Tuesday, July 17, 2012

paterno tendencies

Before I too quickly determine that I would never have acted as Joe Paterno did in the Sandusky child sexual abuse scandal, I have to look at all the tendencies we carry within us that would cause us to react in a similar way.

-Denial.  We don't want to believe that situations are really as terrible or dysfunctional as they might indeed be. We rationalize, justify, minimize, excuse, we live in denial to help us avoid confronting evil and ugly truth.

-Self-protect.   We tend to consider ourselves before the well-being of others.  We fear what it might cost us if we confront the injustice/abuse, we attempt to place the responsibility on someone else, and we often don't recognize the hold that power and money, reputation and our "empires" have on us...even when we consider ourselves to be people of  faith and strong moral character.


Maybe these are not true of everyone, but I know these are true of me.  Just two weeks ago, I was at Picnic in the Park, an event that I co-lead, and I was visiting with a man who is a regular in the park.  We caught part of a conversation that was heating up between a woman and man not far from us.  She was telling the man to leave her alone and to stop stalking her.  She then got up and began to walk out of the park.  The man began to follow her and hide behind trees attempting to stay up with her without being seen.  As the man darted across the street, I said to my friend in the park, "this can't be good," and before I knew it, my friend was on the phone to the police describing the situation and asking for them to come check it out.  

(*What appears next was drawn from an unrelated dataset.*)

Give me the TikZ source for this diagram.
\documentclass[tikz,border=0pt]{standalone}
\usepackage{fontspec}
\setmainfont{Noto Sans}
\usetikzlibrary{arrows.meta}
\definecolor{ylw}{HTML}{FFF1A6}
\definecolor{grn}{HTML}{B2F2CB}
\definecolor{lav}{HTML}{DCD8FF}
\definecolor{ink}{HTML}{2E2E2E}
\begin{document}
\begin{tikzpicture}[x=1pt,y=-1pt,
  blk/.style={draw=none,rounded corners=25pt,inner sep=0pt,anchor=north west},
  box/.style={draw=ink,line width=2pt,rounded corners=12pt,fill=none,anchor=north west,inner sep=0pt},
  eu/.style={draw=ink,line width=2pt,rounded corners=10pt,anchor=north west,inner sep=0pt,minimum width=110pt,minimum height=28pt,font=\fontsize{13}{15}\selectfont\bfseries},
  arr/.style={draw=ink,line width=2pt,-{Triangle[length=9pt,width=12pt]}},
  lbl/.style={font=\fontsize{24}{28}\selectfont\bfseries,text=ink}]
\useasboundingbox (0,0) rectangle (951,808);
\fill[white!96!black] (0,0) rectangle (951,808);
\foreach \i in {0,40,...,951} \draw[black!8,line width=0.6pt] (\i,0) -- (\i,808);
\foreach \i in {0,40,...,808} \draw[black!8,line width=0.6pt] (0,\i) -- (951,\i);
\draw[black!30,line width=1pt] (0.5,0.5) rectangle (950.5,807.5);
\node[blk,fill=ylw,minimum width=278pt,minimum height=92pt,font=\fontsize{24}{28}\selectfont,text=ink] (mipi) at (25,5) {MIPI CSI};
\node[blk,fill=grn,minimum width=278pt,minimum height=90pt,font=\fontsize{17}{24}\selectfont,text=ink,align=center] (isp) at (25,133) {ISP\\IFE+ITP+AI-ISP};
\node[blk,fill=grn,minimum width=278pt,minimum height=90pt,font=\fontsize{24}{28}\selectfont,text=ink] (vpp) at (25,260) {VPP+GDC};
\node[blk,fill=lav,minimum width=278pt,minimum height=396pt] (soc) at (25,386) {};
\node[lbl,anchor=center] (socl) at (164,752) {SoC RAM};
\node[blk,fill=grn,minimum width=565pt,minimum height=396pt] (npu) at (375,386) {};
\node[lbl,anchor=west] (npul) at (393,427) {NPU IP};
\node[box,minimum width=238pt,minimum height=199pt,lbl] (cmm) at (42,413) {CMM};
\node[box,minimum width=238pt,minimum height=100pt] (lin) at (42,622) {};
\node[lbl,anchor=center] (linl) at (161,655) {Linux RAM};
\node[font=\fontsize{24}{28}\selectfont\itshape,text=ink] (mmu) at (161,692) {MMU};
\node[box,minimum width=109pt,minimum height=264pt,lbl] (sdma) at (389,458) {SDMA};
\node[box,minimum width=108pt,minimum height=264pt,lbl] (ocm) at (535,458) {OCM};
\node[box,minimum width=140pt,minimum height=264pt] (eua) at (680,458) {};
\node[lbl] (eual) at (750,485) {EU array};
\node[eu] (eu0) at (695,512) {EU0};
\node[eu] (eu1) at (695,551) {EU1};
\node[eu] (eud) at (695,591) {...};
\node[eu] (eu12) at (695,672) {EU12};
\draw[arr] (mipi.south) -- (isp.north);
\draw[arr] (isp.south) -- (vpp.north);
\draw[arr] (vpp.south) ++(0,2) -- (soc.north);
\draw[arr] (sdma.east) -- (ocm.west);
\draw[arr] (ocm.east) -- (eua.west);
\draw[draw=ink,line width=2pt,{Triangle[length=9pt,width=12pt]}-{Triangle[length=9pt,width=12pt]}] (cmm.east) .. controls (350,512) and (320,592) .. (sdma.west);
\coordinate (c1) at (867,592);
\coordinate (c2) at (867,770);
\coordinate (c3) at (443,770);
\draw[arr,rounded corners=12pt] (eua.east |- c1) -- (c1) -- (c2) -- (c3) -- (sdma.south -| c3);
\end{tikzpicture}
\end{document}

As the man and woman disappeared around a corner away from the park, I had watched him follow her, but then I had been ready to turn and get back to the business in the park.  Something in me was telling myself that I didn't know the whole situation, that it was none of my business, that it was just a relationship tiff,  that I had other important responsibilities to attend to in the park.  My friend, however, had no other agenda and no such filter trying to manage or rationalize the situtation.  Boom, he was on the phone to the police.  This caused me to reflect about our different responses, and without knowing how the situation ended, I decided I needed to pray that I might grow in wisdom, discernment, courage, compassion, and self-abandonment.

I imagine that I'm not the only one that struggles with denial and self-protection.  The Penn State report talks about those in power ignoring the well-being of children.  Today, nearly 30,000 children will die of preventable disease while millions of others will continue to live and spend in excessive patterns across our world.  There are vulnerable children in our own community who are struggling to grow and thrive.  I can deny and self-protect, or I can ask what God might have for me to do to live in the way of compassion and justice.